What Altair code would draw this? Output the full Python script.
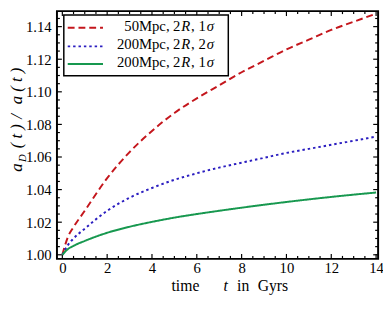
import altair as alt
import pandas as pd

# ---- data ----
t_vals = [0, 0.25, 0.5, 1, 2, 3, 4, 5, 6, 7, 8, 9, 10, 11, 12, 13, 14]
red_50 = [1.000, 1.011, 1.017, 1.027, 1.047, 1.063, 1.076, 1.087, 1.096, 1.104,
          1.112, 1.119, 1.126, 1.132, 1.138, 1.143, 1.148]
blue_200_2s = [1.000, 1.006, 1.010, 1.016, 1.027, 1.035, 1.041, 1.046, 1.050, 1.0535,
               1.0565, 1.0595, 1.0625, 1.065, 1.0675, 1.070, 1.0725]
green_200_1s = [1.000, 1.0035, 1.0055, 1.0085, 1.0135, 1.0172, 1.0202, 1.0228, 1.0250, 1.0270,
                1.0289, 1.0307, 1.0324, 1.0340, 1.0355, 1.0369, 1.0382]
series_names = ["50Mpc, 2R, 1σ", "200Mpc, 2R, 2σ", "200Mpc, 2R, 1σ"]
series_colors = ["#c4161c", "#2b1ec0", "#17984f"]
series_dash = [[7, 4], [2.5, 3], [1, 0]]

x_major = [0, 2, 4, 6, 8, 10, 12, 14]
x_minor = [v / 2 for v in range(0, 29) if v % 4 != 0]
y_major = [1.00, 1.02, 1.04, 1.06, 1.08, 1.10, 1.12, 1.14]
y_minor = [round(1.0 + k * 0.005, 3) for k in range(0, 30) if k % 4 != 0]

W, H = 328, 253
FONT = "Liberation Serif"

rows = []
for name, vals in zip(series_names, [red_50, blue_200_2s, green_200_1s]):
    for tt, vv in zip(t_vals, vals):
        rows.append({"t": tt, "v": vv, "series": name})
df = pd.DataFrame(rows)

xscale = alt.Scale(domain=[-0.24, 14.09], nice=False, zero=False)
yscale = alt.Scale(domain=[0.9975, 1.1495], nice=False, zero=False)

xaxis = alt.Axis(values=x_major, format="d", ticks=False, domain=False, grid=False,
                 labelFont=FONT, labelFontSize=15, labelColor="black", labelPadding=2,
                 title=None)
yaxis = alt.Axis(values=y_major, format=".2f", ticks=False, domain=False, grid=False,
                 labelFont=FONT, labelFontSize=15, labelColor="black", labelPadding=6,
                 title=None)

lines = alt.Chart(df).mark_line(strokeWidth=2, interpolate="monotone", clip=True).encode(
    x=alt.X("t:Q", scale=xscale, axis=xaxis),
    y=alt.Y("v:Q", scale=yscale, axis=yaxis),
    color=alt.Color("series:N", scale=alt.Scale(domain=series_names, range=series_colors), legend=None),
    strokeDash=alt.StrokeDash("series:N", scale=alt.Scale(domain=series_names, range=series_dash), legend=None),
)

def xticks(vals, length):
    d = pd.DataFrame({"t": vals})
    bottom = alt.Chart(d).mark_rule(color="black", strokeWidth=1.2).encode(
        x=alt.X("t:Q", scale=xscale, axis=xaxis), y=alt.value(H), y2=alt.value(H - length))
    top = alt.Chart(d).mark_rule(color="black", strokeWidth=1.2).encode(
        x=alt.X("t:Q", scale=xscale, axis=xaxis), y=alt.value(0), y2=alt.value(length))
    return [bottom, top]

def yticks(vals, length):
    d = pd.DataFrame({"v": vals})
    left = alt.Chart(d).mark_rule(color="black", strokeWidth=1.2).encode(
        y=alt.Y("v:Q", scale=yscale, axis=yaxis), x=alt.value(0), x2=alt.value(length))
    right = alt.Chart(d).mark_rule(color="black", strokeWidth=1.2).encode(
        y=alt.Y("v:Q", scale=yscale, axis=yaxis), x=alt.value(W), x2=alt.value(W - length))
    return [left, right]

ticks = xticks(x_major, 5) + xticks(x_minor, 3) + yticks(y_major, 5) + yticks(y_minor, 3)

one = alt.Data(values=[{}])

def txt(s, x, y, size=15, style="normal", align="left", angle=0, baseline="alphabetic"):
    return alt.Chart(one).mark_text(
        text=s, font=FONT, fontSize=size, fontStyle=style, align=align,
        baseline=baseline, angle=angle, color="black"
    ).encode(x=alt.value(x), y=alt.value(y))

# legend box
legend_box = alt.Chart(one).mark_rect(fill="white", stroke="black", strokeWidth=1.5).encode(
    x=alt.value(7), x2=alt.value(175), y=alt.value(4), y2=alt.value(66))

legend_layers = [legend_box]
row_line_y = [17, 36, 54]
row_text_y = [20.5, 39, 57]
left_parts = ["50Mpc,", "200Mpc,", "200Mpc,"]
sig_parts = ["1", "2", "1"]
for i in range(3):
    legend_layers.append(
        alt.Chart(one).mark_rule(color=series_colors[i], strokeWidth=2,
                                 strokeDash=series_dash[i]).encode(
            x=alt.value(11), x2=alt.value(47), y=alt.value(row_line_y[i])))
    ty = row_text_y[i]
    legend_layers += [
        txt(left_parts[i], 115, ty, align="right"),
        txt("2", 118.5, ty),
        txt("R", 127, ty, style="italic"),
        txt(", " + sig_parts[i], 137, ty),
        txt("σ", 153, ty, style="italic"),
    ]

# axis titles
YX = -36
TY = 286
title_layers = [
    txt("time", 117, TY, size=16),
    txt("t", 170, TY, size=16, style="italic"),
    txt("in", 184, TY, size=16),
    txt("Gyrs", 205, TY, size=16),
    txt("a", YX, 164, size=17, style="italic", angle=270),
    txt("D", YX + 4, 154, size=11, style="italic", angle=270),
    txt("( t )", YX, 140, size=17, style="italic", angle=270),
    txt("/", YX, 110, size=17, style="italic", angle=270),
    txt("a ( t )", YX, 95, size=17, style="italic", angle=270),
]

chart = alt.layer(*ticks, lines, *legend_layers, *title_layers).properties(
    width=W, height=H,
    autosize=alt.AutoSizeParams(type="none"),
    padding={"left": 50, "top": 0, "right": 5, "bottom": 48},
).configure_view(stroke="black", strokeWidth=2).configure_axis(grid=False)

chart.save("out.html", embed_options={"renderer": "svg", "actions": False})
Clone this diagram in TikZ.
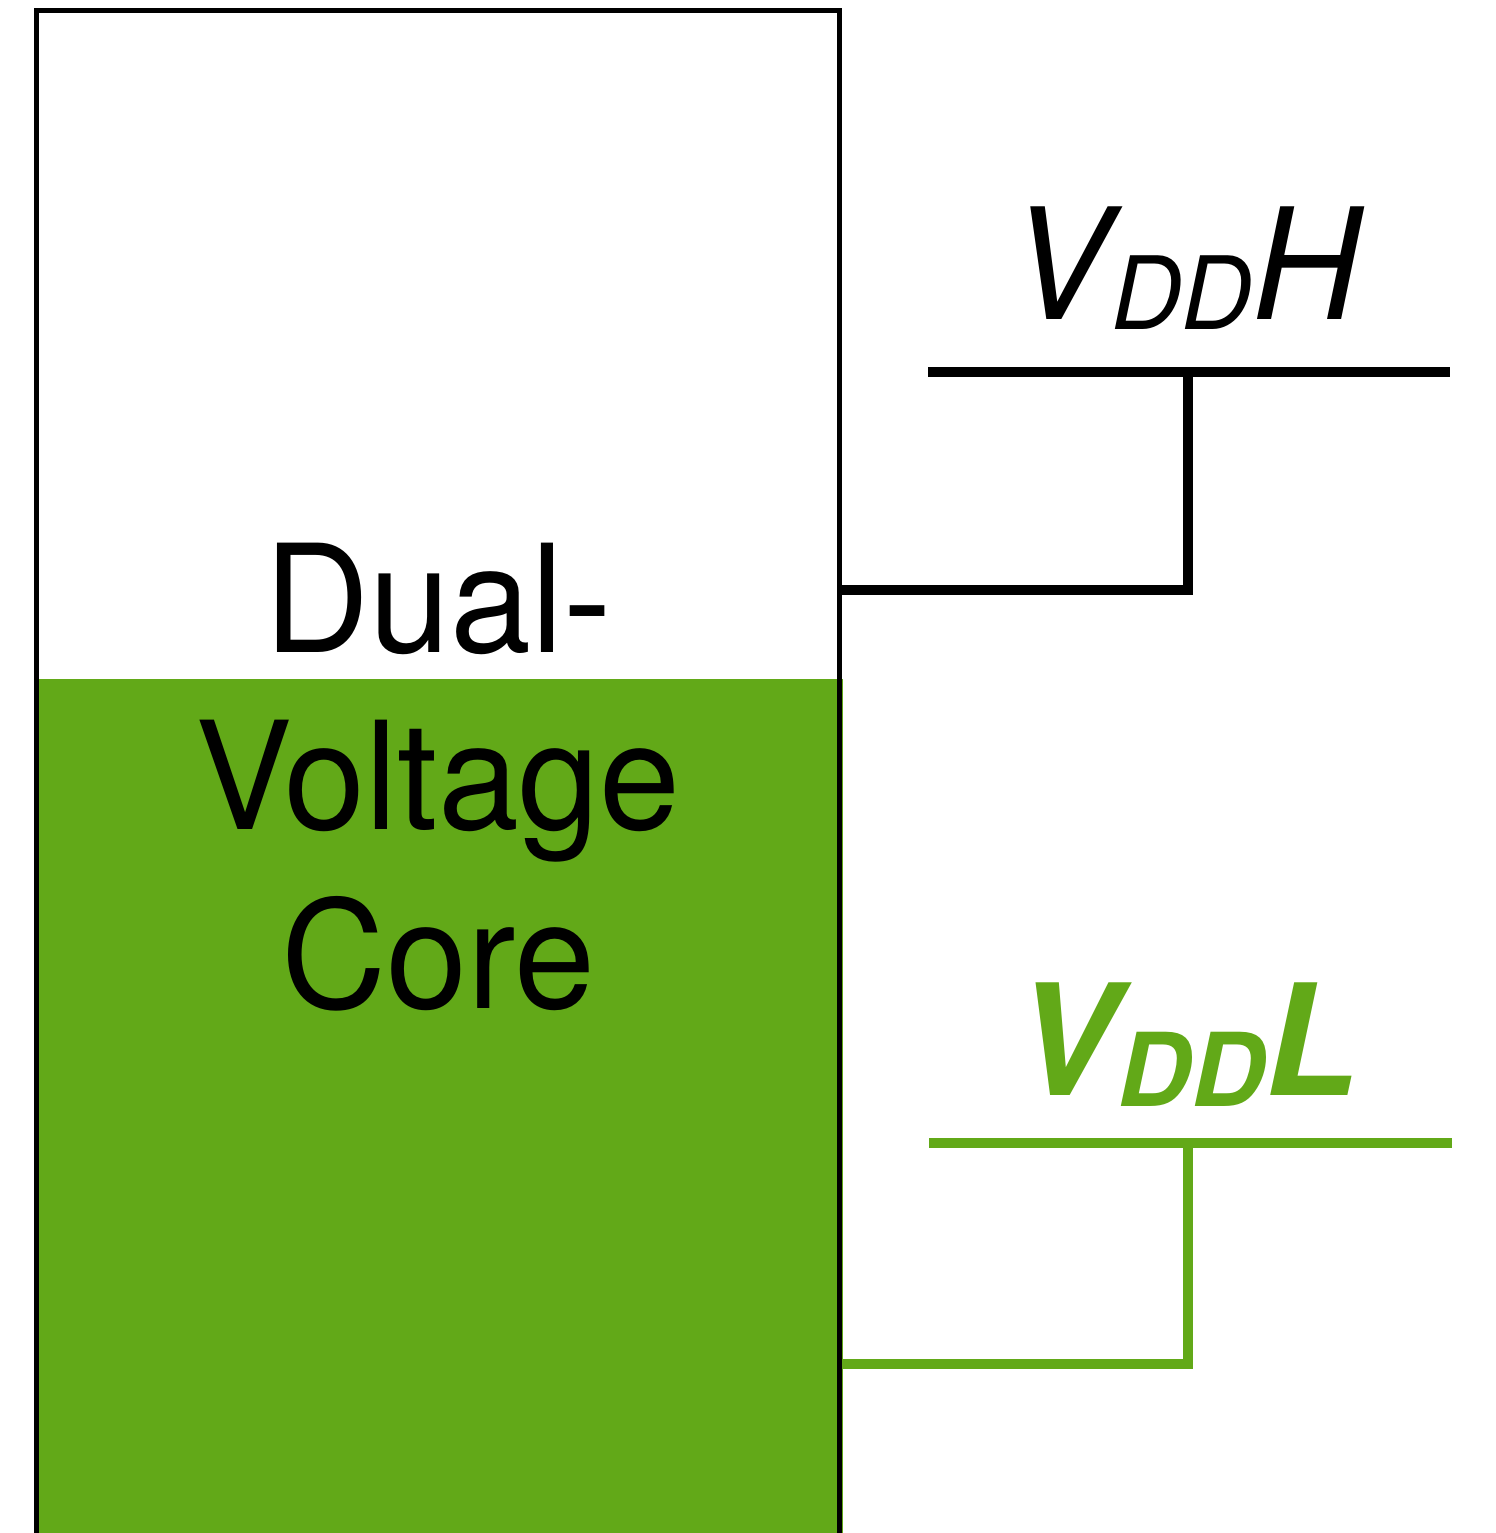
\documentclass[tikz,border=0pt]{standalone}
\usepackage{fontspec}
\setmainfont{TeX Gyre Heros}[FakeStretch=0.97]
\newfontfamily\lowfont{TeX Gyre Heros}
\definecolor{coregreen}{RGB}{98,169,24}

\begin{document}
\begin{tikzpicture}[
    bus/.style={line width=1mm},
    coretext/.style={inner sep=0pt, anchor=base, font=\fontsize{42.7}{50}\selectfont},
    rail/.style={inner sep=0pt, anchor=base, font=\fontsize{44}{50}\selectfont\itshape}
]
    \useasboundingbox (0,0) rectangle (14.96,15.33);
    %riempimento core
    \fill[coregreen] (0.36,0) rectangle (8.43,8.54);
    %bordo core
    \draw[line width=0.5mm] (0.365,0)--(0.365,15.225)--(8.395,15.225)--(8.395,0);
    %testo core
    \node[coretext] (dual) at (4.38,8.80) {Dual-};
    \node[coretext] (voltage) at (4.38,7.03) {Voltage};
    \node[coretext] (core) at (4.38,5.24) {Core};
    %alimentazione alta
    \coordinate (hw) at (9.28,11.61);
    \coordinate (he) at (14.50,11.61);
    \coordinate (htap) at (11.88,11.61);
    \coordinate (hpin) at (8.42,9.43);
    \draw[bus] (hw)--(he);
    \draw[bus] (hpin)-|(htap);
    \node[rail] (vddh) at (11.86,12.13)
        {V\raisebox{-0.1cm}{\fontsize{28.8}{30}\selectfont DD}H};
    %alimentazione bassa
    \coordinate (lw) at (9.29,3.895);
    \coordinate (le) at (14.52,3.895);
    \coordinate (ltap) at (11.88,3.895);
    \coordinate (lpin) at (8.42,1.685);
    \draw[bus, coregreen] (lw)--(le);
    \draw[bus, coregreen] (lpin)-|(ltap);
    \node[rail, coregreen, font=\fontsize{44}{50}\selectfont\lowfont\bfseries\itshape] (vddl) at (11.87,4.37)
        {V\raisebox{-0.11cm}{\fontsize{29}{30}\selectfont DD}L};
\end{tikzpicture}
\end{document}
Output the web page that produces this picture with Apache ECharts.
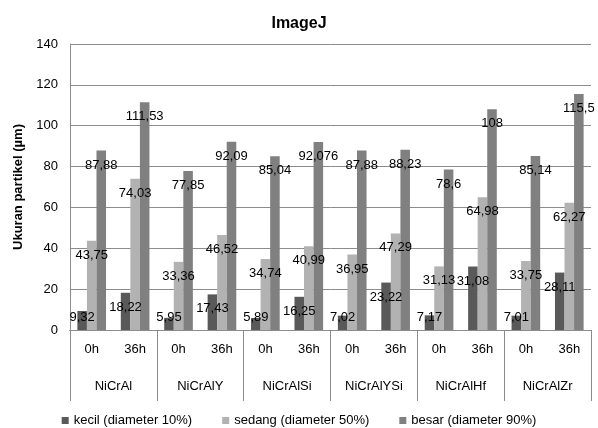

----------

▶ [Task requirements] Your task is to repeat the opening line of the entries above and each line after it, ending with the line that has "import pandas as pd". Do not include the pictures.

▶ [Response]
What Altair code would draw this? Output the full Python script.
import altair as alt
import pandas as pd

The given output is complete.